My mind began to wander, the way it does in that vivid dream-like state that occurs on the precipice of sleep and for a while, I found myself traveling inside a cattle truck with some cows being transported to slaughter. It was dark and suffocatingly hot, and the truck rattled violently over the undulating ground. I later recognised the scene from a video I'd seen years earlier on social media that made me cry, showing a truck filled with exhausted animals, that had stopped mid way through a long, stiflingly hot journey which they were to be killed at the end of. The suffering that humans inflict on other species is something that I spend a lot of my time feeling tormented by, and wishing to change, so it is a common feature of my trips in some form or another.

Throughout the duration of the trip, I had felt an almost painful stinging sensation in my face. Although this flushing was most likely physiological in origin as a result of some compound in the mushrooms, it directed my thoughts to the concept of trauma being stored in the body, and what might lie at the root of this sensation. As a teenager, after years of constant criticism from my parents, teachers and even friends, I internalised the belief that there must be something wrong with me and a debilitating period of social anxiety followed, during which almost any social interaction made me so uncomfortable and ashamed, that I would feel my skin flushing. Immersed in the memory of these feelings, the surrounding darkness became filled with the image of neural connections, lighting up as information was shuttled between them as if I were seeing inside my own brain, while a script ran in the background, flickering rapidly though all of the events that had contributed to this sense of being a bad person.

The trip descended into a blissful afterglow. I felt so relaxed that I was barely capable of speech.
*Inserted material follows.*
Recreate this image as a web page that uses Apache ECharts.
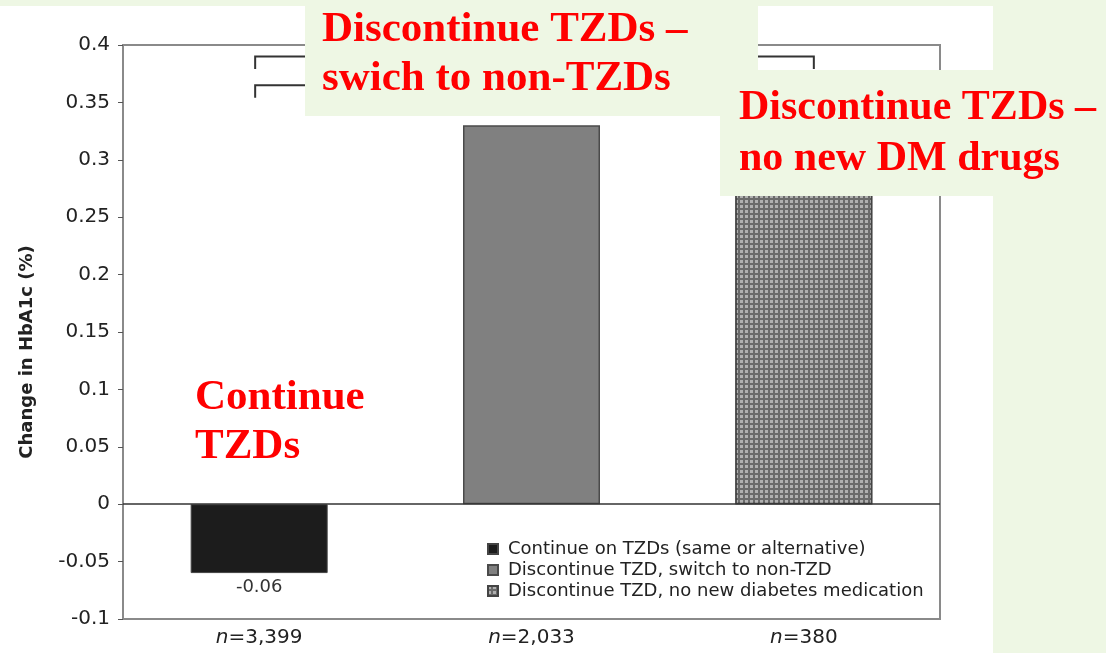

My cat came to sit with me for a while and as he lay on my chest, purring, I felt fascinated by the connection I share with this little creature whose instincts and experience of reality are so different from mine and yet we are such good friends.

Although the trip wasn't quite as strong as I'd set out for, I had a definite sense of having been somewhere else for a long time. The Golden Teachers felt like a mellow, forgiving mushroom compared to some other strains I have taken. Less mind blowing, but more healing. Though as I am coming to learn, there is no such thing as a predictable psychedelic experience.